Hurtado’s multicultural life and career reflect in the eclectic mediums and formal techniques of her oeuvre. Born in Maiquetia, Vargas, Venezuela in 1920, she emigrated to the United States in 1928, settling in New York where she attended classes at the Art Students League. In the mid-forties, Hurtado freelanced as a fashion illustrator for Condé Nast and window designer for Lord & Taylor. She relocated to Mexico City in the late 1940s then moved to San Francisco Bay the following decade, making frequent visits to Taos, and ultimately settling in Los Angeles where she continues to make work today. Although associated with a vast network of internationally renowned artists and intellectuals throughout the decades, including Mexican muralists, Surrealists, and members of Dynaton, Hurtado’s practice always remained an independent – and until recent years, largely private – pursuit.
Hurtado produced her earliest paintings and drawings in spare moments, often at her kitchen table at night or carved out spaces in other artists’ studios. Executed in a variety of mediums with masterful range, Hurtado rendered her work in brightly hued palettes of pinks, blues, and greens that drew inspiration from the landscapes and tropical flora of Mexico, and her native Venezuela. Using colored crayon to push against black ink, Hurtado created intricate compositions akin to primordial landscapes that are comprised of vaguely figurative forms set amidst pulsating, angular patterning.
Hurtado evocatively titled a trio of graphite drawings from 1945 ‘Holly Leaf and Sea’s seeds in Memory of time past,’ ‘Leaves and Trees,’ and ‘Spring Burst.’ More overtly biomorphic and surreal, these delicate works on paper demonstrate Hurtado’s deeply rooted belief in the interconnectedness of all living organisms. She often emphasizes the mystical and transcendental possibilities of a keen awareness of and close relationship to nature.
In a work titled ‘Woman’s World,’ produced in 1948, Hurtado depicts, in ink and crayon on paper, two ethereal figures with arms stretched overhead, intertwined with a network of roots. The year prior, Hurtado relocated to San Angelin, Mexico City with her two sons and second husband Wolfgang Paalen. While living there, she and Paalen traveled extensively through Southern Mexico in search of pre-Columbian archelogy. As Hurtado describes her experience in the region: ‘You go to Mexico City and you realize why this goddess of the earth looks the way she does. She has a skull for a head, a skirt full of rattlesnakes, eagle claws. It’s something in the earth that you know, there’s something special here. You feel that it goes beyond just being beautiful. You see, it has power. It has something very strange. If you’d have touched the right stone or touched the right tree, you could possibly go into another dimension.’

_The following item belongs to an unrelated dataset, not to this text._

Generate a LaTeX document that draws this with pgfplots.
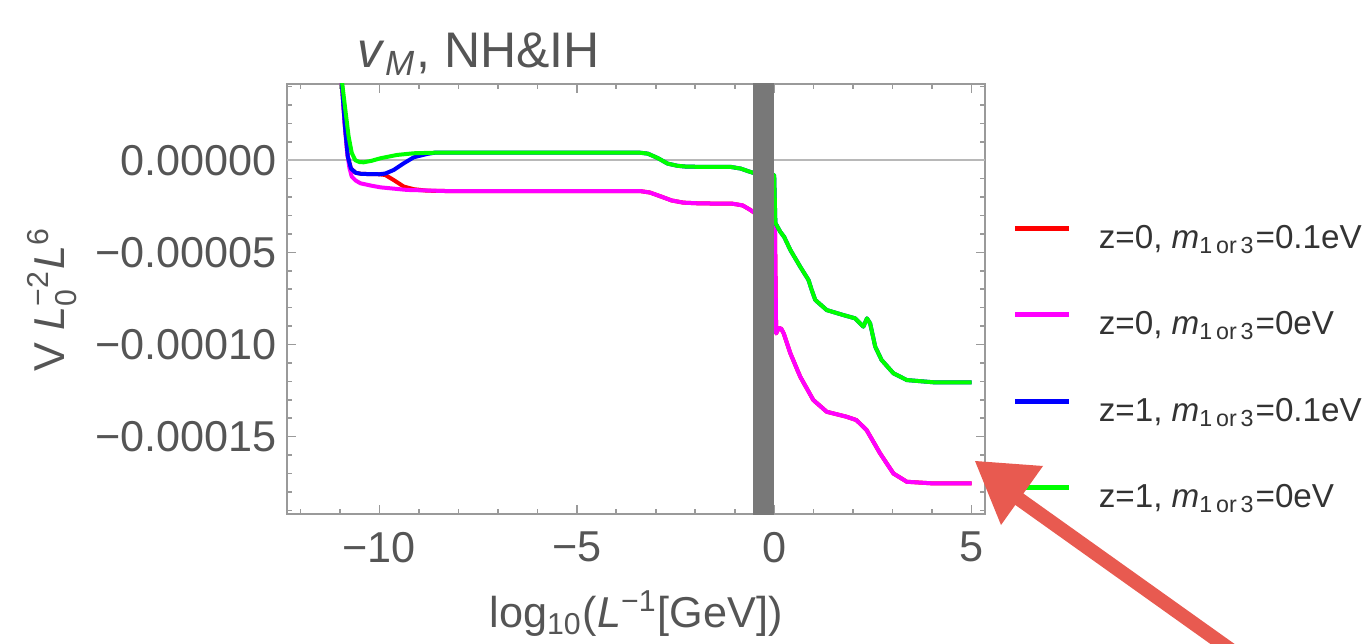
\documentclass[border=0pt]{standalone}
\usepackage{amsmath}
\usepackage{fontspec}
\setmainfont{Liberation Sans}
\usepackage{pgfplots}
\usepackage{pgfplotstable}
\pgfplotsset{compat=1.18}

\definecolor{framegray}{HTML}{9A9A9A}
\definecolor{labelgray}{HTML}{555555}
\definecolor{legtext}{HTML}{333333}
\definecolor{bandgray}{HTML}{787878}
\definecolor{zerogray}{HTML}{B8B8B8}
\definecolor{arrowred}{HTML}{E85A50}
\definecolor{mred}{RGB}{255,0,0}
\definecolor{mmagenta}{RGB}{255,0,255}
\definecolor{mblue}{RGB}{0,0,255}
\definecolor{mgreen}{RGB}{0,255,0}

% x = log10(1/L [GeV]), y = V L0^-2 L^6
\pgfplotstableread{
x y
-11.00 6.00e-5
-10.94 4.14e-5
-10.86 2.70e-5
-10.78 1.30e-5
-10.70 0.40e-5
-10.61 0.00
-10.50 -0.10e-5
-10.40 -0.11e-5
-10.20 -0.03e-5
-9.97 0.11e-5
-9.55 0.29e-5
-9.13 0.38e-5
-8.60 0.41e-5
-3.40 0.41e-5
-3.20 0.36e-5
-2.95 0.12e-5
-2.70 -0.18e-5
-2.45 -0.30e-5
-2.20 -0.35e-5
-1.10 -0.36e-5
-0.85 -0.45e-5
-0.65 -0.60e-5
-0.50 -0.70e-5
0.00 -0.80e-5
0.03 -3.40e-5
0.15 -3.87e-5
0.25 -4.15e-5
0.41 -4.87e-5
0.66 -5.78e-5
0.87 -6.50e-5
0.95 -7.04e-5
1.04 -7.58e-5
1.33 -8.13e-5
1.75 -8.40e-5
2.05 -8.58e-5
2.26 -9.03e-5
2.35 -8.58e-5
2.43 -8.85e-5
2.56 -10.12e-5
2.72 -10.84e-5
3.02 -11.56e-5
3.36 -11.93e-5
4.03 -12.05e-5
5.00 -12.05e-5
}\greendata

\pgfplotstableread{
x y
-11.02 6.00e-5
-10.95 4.14e-5
-10.87 1.80e-5
-10.80 0.20e-5
-10.72 -0.45e-5
-10.60 -0.68e-5
-10.45 -0.74e-5
-10.00 -0.76e-5
-9.85 -0.72e-5
-9.64 -0.53e-5
-9.38 -0.16e-5
-9.13 0.16e-5
-8.80 0.34e-5
-8.60 0.41e-5
-3.40 0.41e-5
-3.20 0.36e-5
-2.95 0.12e-5
-2.70 -0.18e-5
-2.45 -0.30e-5
-2.20 -0.35e-5
-1.10 -0.36e-5
-0.85 -0.45e-5
-0.65 -0.60e-5
-0.50 -0.70e-5
0.00 -0.80e-5
0.03 -3.40e-5
0.15 -3.87e-5
0.25 -4.15e-5
0.41 -4.87e-5
0.66 -5.78e-5
0.87 -6.50e-5
0.95 -7.04e-5
1.04 -7.58e-5
1.33 -8.13e-5
1.75 -8.40e-5
2.05 -8.58e-5
2.26 -9.03e-5
2.35 -8.58e-5
2.43 -8.85e-5
2.56 -10.12e-5
2.72 -10.84e-5
3.02 -11.56e-5
3.36 -11.93e-5
4.03 -12.05e-5
5.00 -12.05e-5
}\bluedata

\pgfplotstableread{
x y
-11.02 6.00e-5
-10.95 4.14e-5
-10.88 2.00e-5
-10.82 0.50e-5
-10.76 -0.40e-5
-10.70 -0.89e-5
-10.60 -1.10e-5
-10.48 -1.25e-5
-10.20 -1.38e-5
-9.97 -1.47e-5
-9.30 -1.61e-5
-8.30 -1.67e-5
-3.40 -1.67e-5
-3.15 -1.75e-5
-2.85 -1.98e-5
-2.60 -2.18e-5
-2.30 -2.30e-5
-1.90 -2.34e-5
-1.05 -2.36e-5
-0.80 -2.45e-5
-0.60 -2.70e-5
-0.50 -2.85e-5
0.00 -3.00e-5
0.02 -3.80e-5
0.05 -9.40e-5
0.12 -9.10e-5
0.18 -9.15e-5
0.24 -9.39e-5
0.41 -10.48e-5
0.66 -11.75e-5
0.99 -13.01e-5
1.33 -13.65e-5
1.83 -13.92e-5
2.08 -14.10e-5
2.34 -14.64e-5
2.68 -15.90e-5
3.02 -17.00e-5
3.36 -17.45e-5
4.03 -17.54e-5
5.00 -17.54e-5
}\magentadata

\pgfplotstableread{
x y
-11.02 6.00e-5
-10.95 4.14e-5
-10.87 1.80e-5
-10.80 0.20e-5
-10.72 -0.45e-5
-10.60 -0.68e-5
-10.45 -0.74e-5
-10.00 -0.76e-5
-9.85 -0.80e-5
-9.64 -1.07e-5
-9.38 -1.43e-5
-9.13 -1.57e-5
-8.80 -1.65e-5
-8.30 -1.67e-5
-3.40 -1.67e-5
-3.15 -1.75e-5
-2.85 -1.98e-5
-2.60 -2.18e-5
-2.30 -2.30e-5
-1.90 -2.34e-5
-1.05 -2.36e-5
-0.80 -2.45e-5
-0.60 -2.70e-5
-0.50 -2.85e-5
0.00 -3.00e-5
0.02 -3.80e-5
0.05 -9.40e-5
0.12 -9.10e-5
0.18 -9.15e-5
0.24 -9.39e-5
0.41 -10.48e-5
0.66 -11.75e-5
0.99 -13.01e-5
1.33 -13.65e-5
1.83 -13.92e-5
2.08 -14.10e-5
2.34 -14.64e-5
2.68 -15.90e-5
3.02 -17.00e-5
3.36 -17.45e-5
4.03 -17.54e-5
5.00 -17.54e-5
}\reddata

\begin{document}
\begin{tikzpicture}
\useasboundingbox (0,0) rectangle (342.5pt,160.75pt);
\begin{axis}[
    at={(71.75pt,32.25pt)}, anchor=south west,
    scale only axis, width=174.5pt, height=107.5pt,
    xmin=-12.34, xmax=5.34,
    ymin=-19.2e-5, ymax=4.14e-5,
    scaled y ticks=false,
    xtick={-10,-5,0,5},
    xticklabels={−10,−5,0,5},
    minor xtick={-12,-11,-9,-8,-7,-6,-4,-3,-2,-1,1,2,3,4},
    ytick={-15e-5,-10e-5,-5e-5,0},
    yticklabels={−0.00015,−0.00010,−0.00005,0.00000},
    minor ytick={-19e-5,-18e-5,-17e-5,-16e-5,-14e-5,-13e-5,-12e-5,-11e-5,-9e-5,-8e-5,-7e-5,-6e-5,-4e-5,-3e-5,-2e-5,-1e-5,1e-5,2e-5,3e-5,4e-5},
    tick align=inside, tick pos=both,
    major tick length=2.2pt, minor tick length=1.2pt,
    tick style={framegray, line width=0.4pt},
    axis line style={framegray, line width=0.5pt},
    tick label style={font=\fontsize{10.8}{13}\selectfont, text=labelgray},
    xticklabel style={yshift=-1pt},
    yticklabel style={xshift=1pt},
    label style={font=\fontsize{10.8}{13}\selectfont, text=labelgray},
    xlabel={log$_{\text{10}}$(\textit{L}$^{\text{−1}}$[GeV])},
    ylabel={V \textit{L}$_{\text{0}}^{\text{−2}}$\textit{L}$^{\text{6}}$},
    xlabel style={at={(rel axis cs:0.5,-0.232)}, anchor=center},
    ylabel style={at={(rel axis cs:-0.337,0.5)}, anchor=center},
    legend style={at={(rel axis cs:1.0387,0.335)}, anchor=west, draw=none, fill=none,
        inner sep=0pt, row sep=13.6pt, column sep=6.75pt,
        font=\fontsize{8.3}{10}\selectfont, text=legtext,
        nodes={inner sep=0pt, text height=6pt, text depth=2pt}},
    legend image code/.code={\draw[#1, line width=1.25pt] (0pt,3pt) -- (13.5pt,3pt);},
    legend cell align=left,
    every axis plot/.append style={line width=1pt, line join=round},
]
\addplot[zerogray, line width=0.5pt, forget plot] coordinates {(-12.34,0) (5.34,0)};
\addplot[mred] table {\reddata};
\addplot[mmagenta] table {\magentadata};
\addplot[mblue] table {\bluedata};
\addplot[mgreen] table {\greendata};
\addplot[draw=none, fill=bandgray, forget plot] coordinates {(-0.53,-20e-5) (-0.53,5e-5) (0,5e-5) (0,-20e-5)} -- cycle;
\legend{z=0\text{, }\textit{m}$_{\text{1\,or\,3}}$=0.1eV,
        z=0\text{, }\textit{m}$_{\text{1\,or\,3}}$=0eV,
        z=1\text{, }\textit{m}$_{\text{1\,or\,3}}$=0.1eV,
        z=1\text{, }\textit{m}$_{\text{1\,or\,3}}$=0eV}
\end{axis}
\begin{scope}[x=0.25pt, y=-0.25pt, yshift=160.75pt]
\node[anchor=base west, inner sep=0pt, font=\fontsize{12.5}{15}\selectfont, text=labelgray]
    at (357,68) {\textit{v}$_{\textit{M}}$, NH\&IH};
\draw[arrowred, line width=3.5pt, line cap=round] (1245,660) -- (1012,494);
\fill[arrowred] (975,461) -- (1043,466) -- (1001,525) -- cycle;
\end{scope}
\end{tikzpicture}
\end{document}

Throughout the 1950s, Hurtado continued producing paintings and drawings of surreal landscapes and totemic figures entranced in ritualistic dance with arms to the sky. She later rediscovered the form of these dancing figures both in nature and archaeology, seeing its shape on the back of a butterfly in Venezuela and in prehistoric cave paintings.
The exhibition borrows its eponymous title from one of the paintings on view: ‘Luchita – Dark Years’ (ca. 1954), a self-portrait in which the artist’s piercing gaze advances from a shadowy ground. This striking rendering marks a significant shift towards Hurtado’s investigation of self-affirmation, which emerges as a pervasive theme across her body of work.
‘Dark Years’ will be followed by Hurtado’s first solo institutional exhibition at the Serpentine Sackler Gallery, London, in May 2019.